Using the listing below, give again exactly the lines from the line with "Generate a web" to the line with "const yMax = 600;", inclusive, without the pictures.

····················

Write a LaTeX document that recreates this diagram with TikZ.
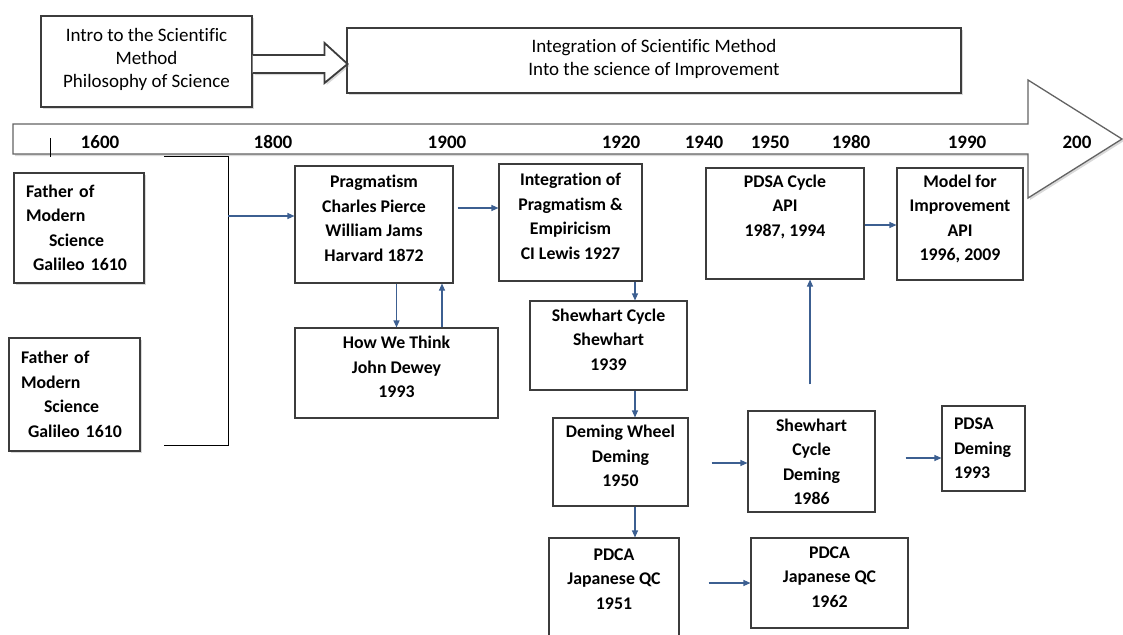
\documentclass[tikz,border=0pt]{standalone}
\usepackage{fontspec}
\setmainfont[Ligatures=NoCommon]{Carlito}
\usetikzlibrary{arrows.meta, shadows}
\definecolor{linkblue}{RGB}{60,95,145}
\definecolor{framegray}{RGB}{60,60,60}

\begin{document}
\begin{tikzpicture}[x=1pt, y=-1pt,
  every node/.style={font=\fontsize{17.8}{24.5}\selectfont\bfseries},
  box/.style={draw=framegray, line width=1.1pt, fill=white, align=center, inner sep=0pt, text depth=12pt},
  leftbox/.style={draw=framegray, line width=1.1pt, fill=white, align=left, inner ysep=0pt, inner xsep=12pt},
  shadowed/.style={drop shadow={shadow xshift=2pt, shadow yshift=-2pt, opacity=0.3}},
  headbox/.style={box, shadowed, font=\fontsize{19}{23}\selectfont, text depth=7pt},
  year/.style={font=\fontsize{19}{20}\selectfont\bfseries, inner sep=0pt},
  link/.style={draw=linkblue, line width=1.1pt, -{Triangle[length=7pt, width=6pt]}},
  bracket/.style={black, line width=1pt}]
\useasboundingbox (0,0) rectangle (1123,634);

\draw[draw=framegray!80, line width=1.3pt, fill=white, shadowed]
  (13,124) -- (1028,124) -- (1028,80) -- (1122,139) -- (1028,198) -- (1028,154) -- (13,154) -- cycle;
\draw[bracket] (50,138) -- (50,157);

\node[year] (y1600) at (100,142) {1600};
\node[year] (y1800) at (273,142) {1800};
\node[year] (y1900) at (447,142) {1900};
\node[year] (y1920) at (621,142) {1920};
\node[year] (y1940) at (704,142) {1940};
\node[year] (y1950) at (770,142) {1950};
\node[year] (y1980) at (851,142) {1980};
\node[year] (y1990) at (967,142) {1990};
\node[year] (y2000) at (1077,142) {200};

\node[headbox, minimum width=211, minimum height=91] (intro) at (146.5,61.5) {Intro to the Scientific\\Method\\Philosophy of Science};
\node[headbox, minimum width=614, minimum height=65] (integ) at (654,60.5) {Integration of Scientific Method\\Into the science of Improvement};
\draw[draw=framegray, line width=1.8pt, fill=white, shadowed]
  (intro.east) ++(0,-6.5) -- ++(72,0) -- ++(0,-12) -- ++(23,21) -- ++(-23,19) -- ++(0,-10) -- ++(-72,0);

\node[leftbox, shadowed, text width=106, minimum height=110] (father1) at (79,228) {Father of\\Modern\\\hspace*{23pt}Science\\\hspace*{7pt}Galileo 1610};
\node[leftbox, shadowed, text width=107, minimum height=113] (father2) at (74.5,394.5) {Father of\\Modern\\\hspace*{23pt}Science\\\hspace*{7pt}Galileo 1610};
\draw[bracket] (164,156) -- (228,156) -- (228,445) -- (164,445);
\coordinate (brk) at (228,216);

\node[box, minimum width=158, minimum height=117] (prag) at (374,224.5) {Pragmatism\\Charles Pierce\\William Jams\\Harvard 1872};
\node[box, minimum width=143, minimum height=117] (intpe) at (570.5,222.5) {Integration of\\Pragmatism \&\\Empiricism\\CI Lewis 1927};
\node[box, minimum width=203, minimum height=90] (think) at (396.5,373) {How We Think\\John Dewey\\1993};
\node[box, minimum width=157, minimum height=89] (shew) at (608.5,345.5) {Shewhart Cycle\\Shewhart\\1939};
\node[box, minimum width=135, minimum height=88] (wheel) at (620.5,462) {Deming Wheel\\Deming\\1950};
\node[box, minimum width=130, minimum height=102, text depth=20pt] (pdca51) at (614,589) {PDCA\\Japanese QC\\1951};
\node[box, minimum width=157, minimum height=90] (pdca62) at (829.5,583) {PDCA\\Japanese QC\\1962};
\node[box, minimum width=127, minimum height=101, text depth=0pt] (sdem) at (811.5,461.5) {Shewhart\\Cycle\\Deming\\1986};
\node[leftbox, text width=59, minimum height=85] (pdsad) at (983.5,448.5) {PDSA\\Deming\\1993};
\node[box, minimum width=158, minimum height=111, text depth=36pt] (pdsa) at (785,223.5) {PDSA Cycle\\API\\1987, 1994};
\node[box, minimum width=126, minimum height=112] (model) at (960,224) {Model for\\Improvement\\API\\1996, 2009};

\draw[link] (brk) -- (brk -| prag.west);
\draw[link, shorten <=4pt] (prag.east |- 0,208) -- (intpe.west |- 0,208);
\draw[link] (prag.south -| think.north) -- (think.north);
\draw[link] ([xshift=45.5pt]think.north) -- ([xshift=45.5pt]think.north |- prag.south);
\draw[link] (intpe.south -| 635,0) -- (shew.north -| 635,0);
\draw[link] (shew.south -| 635,0) -- (wheel.north -| 635,0);
\draw[link] (wheel.south -| 635,0) -- (pdca51.north -| 635,0);
\draw[link, shorten <=23pt] (wheel.east |- 0,463) -- (sdem.west |- 0,463);
\draw[link, shorten <=29pt] (pdca51.east |- 0,583) -- (pdca62.west |- 0,583);
\draw[link, shorten <=30pt] (sdem.east |- 0,458) -- (pdsad.west |- 0,458);
\draw[link, shorten <=26pt] (sdem.north -| 810,0) -- (pdsa.south -| 810,0);
\draw[link] (pdsa.east |- 0,225) -- (model.west |- 0,225);
\end{tikzpicture}
\end{document}
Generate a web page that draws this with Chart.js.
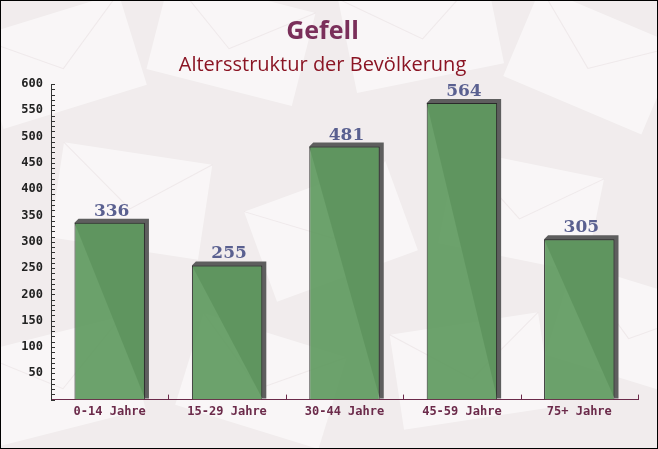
<!DOCTYPE html>
<html>
<head>
<meta charset="utf-8">
<script src="https://cdn.jsdelivr.net/npm/chart.js@4/dist/chart.umd.min.js"></script>
<style>
  html, body { margin: 0; padding: 0; background: #fff; }
  #wrap { width: 658px; height: 449px; box-sizing: border-box; border: 1px solid #000; }
  canvas { display: block; }
</style>
</head>
<body>
<div id="wrap"><canvas id="c" width="656" height="447"></canvas></div>
<script>
const categories = ['0-14 Jahre', '15-29 Jahre', '30-44 Jahre', '45-59 Jahre', '75+ Jahre'];
const population = [336, 255, 481, 564, 305];
const yMax = 600;

// faint envelope pattern in the background
const backdrop = {
  id: 'backdrop',
  beforeDraw(chart) {
    const { ctx, width, height } = chart;
    ctx.save();
    ctx.fillStyle = '#f1eced';
    ctx.fillRect(0, 0, width, height);
    const env = [[60, 60, -0.3], [230, 40, 0.25], [420, 30, -0.2], [590, 60, 0.4],
                 [130, 200, 0.15], [330, 230, -0.35], [520, 210, 0.2],
                 [60, 380, -0.25], [260, 380, 0.3], [470, 370, -0.15], [630, 330, 0.3]];
    env.forEach(([x, y, a]) => {
      ctx.save();
      ctx.translate(x, y);
      ctx.rotate(a);
      ctx.fillStyle = 'rgba(255,255,255,0.55)';
      ctx.fillRect(-75, -48, 150, 96);
      ctx.strokeStyle = 'rgba(220,210,212,0.35)';
      ctx.beginPath();
      ctx.moveTo(-75, -48); ctx.lineTo(0, 8); ctx.lineTo(75, -48);
      ctx.stroke();
      ctx.restore();
    });
    ctx.restore();
  }
};

// grey 3d side behind each bar
const barShadow = {
  id: 'barShadow',
  beforeDatasetsDraw(chart) {
    const { ctx } = chart;
    const d = 4;
    ctx.save();
    ctx.fillStyle = '#5e5e5e';
    chart.getDatasetMeta(0).data.forEach(bar => {
      const l = bar.x - bar.width / 2, r = bar.x + bar.width / 2;
      ctx.beginPath();
      ctx.moveTo(l, bar.y);
      ctx.lineTo(l + d, bar.y - d);
      ctx.lineTo(r + d, bar.y - d);
      ctx.lineTo(r + d, bar.base - 1);
      ctx.lineTo(r, bar.base - 1);
      ctx.closePath();
      ctx.fill();
    });
    ctx.restore();
  }
};

// value labels, inner ticks
const extras = {
  id: 'extras',
  afterDatasetsDraw(chart) {
    const { ctx, chartArea } = chart;
    const ys = chart.scales.y, xs = chart.scales.x;
    ctx.save();
    ctx.strokeStyle = '#333';
    ctx.lineWidth = 1;
    ys.ticks.forEach(t => {
      const py = Math.round(ys.getPixelForValue(t.value)) + 0.5;
      ctx.beginPath();
      ctx.moveTo(chartArea.left, py);
      ctx.lineTo(chartArea.left + 4, py);
      ctx.stroke();
    });
    ctx.strokeStyle = '#6b2a4a';
    for (let i = 1; i <= categories.length; i++) {
      const px = Math.round(xs.getPixelForValue(i - 0.5)) + 0.5;
      ctx.beginPath();
      ctx.moveTo(px, chartArea.bottom);
      ctx.lineTo(px, chartArea.bottom - 5);
      ctx.stroke();
    }
    ctx.fillStyle = '#5a6090';
    ctx.font = 'bold 17px "DejaVu Serif"';
    ctx.textAlign = 'center';
    ctx.textBaseline = 'bottom';
    chart.getDatasetMeta(0).data.forEach((bar, i) => {
      ctx.fillText(population[i], bar.x + 2, bar.y - 3);
    });
    ctx.restore();
  }
};

new Chart(document.getElementById('c'), {
  type: 'bar',
  data: {
    labels: categories,
    datasets: [{
      data: population,
      backgroundColor: 'rgba(96,154,96,0.92)',
      borderColor: '#2a2a2a',
      borderWidth: 1,
      barPercentage: 0.6,
      categoryPercentage: 1
    }]
  },
  options: {
    responsive: false,
    animation: false,
    layout: { padding: { left: 6, right: 19, bottom: 24 } },
    plugins: {
      legend: { display: false },
      tooltip: { enabled: false },
      title: {
        display: true,
        text: 'Gefell',
        color: '#7a2f5a',
        font: { family: '"Open Sans"', size: 25, weight: 'bold' },
        padding: { top: 16, bottom: 2 }
      },
      subtitle: {
        display: true,
        text: 'Altersstruktur der Bevölkerung',
        color: '#8b1524',
        font: { family: '"Open Sans"', size: 20 },
        padding: { top: 4, bottom: 7 }
      }
    },
    scales: {
      x: {
        grid: { display: false, drawTicks: false },
        border: { color: '#6b2a4a', width: 1 },
        ticks: {
          color: '#6b2a4a',
          font: { family: '"DejaVu Sans Mono"', size: 12, weight: 'bold' },
          padding: 5,
          maxRotation: 0
        }
      },
      y: {
        min: 0,
        max: yMax,
        grid: { display: false, drawTicks: false },
        border: { color: '#333', width: 1 },
        afterFit(scale) { scale.width = 44; },
        ticks: {
          stepSize: 10,
          autoSkip: false,
          color: '#222',
          padding: 8,
          font: { family: '"DejaVu Sans Mono"', size: 12, weight: 'bold' },
          callback: v => (v % 50 === 0 && v !== 0) ? v : ''
        }
      }
    }
  },
  plugins: [backdrop, barShadow, extras]
});
</script>
</body>
</html>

····················

RESULT OF THIS TASK:
Generate a web page that draws this with Chart.js.
<!DOCTYPE html>
<html>
<head>
<meta charset="utf-8">
<script src="https://cdn.jsdelivr.net/npm/chart.js@4/dist/chart.umd.min.js"></script>
<style>
  html, body { margin: 0; padding: 0; background: #fff; }
  #wrap { width: 658px; height: 449px; box-sizing: border-box; border: 1px solid #000; }
  canvas { display: block; }
</style>
</head>
<body>
<div id="wrap"><canvas id="c" width="656" height="447"></canvas></div>
<script>
const categories = ['0-14 Jahre', '15-29 Jahre', '30-44 Jahre', '45-59 Jahre', '75+ Jahre'];
const population = [336, 255, 481, 564, 305];
const yMax = 600;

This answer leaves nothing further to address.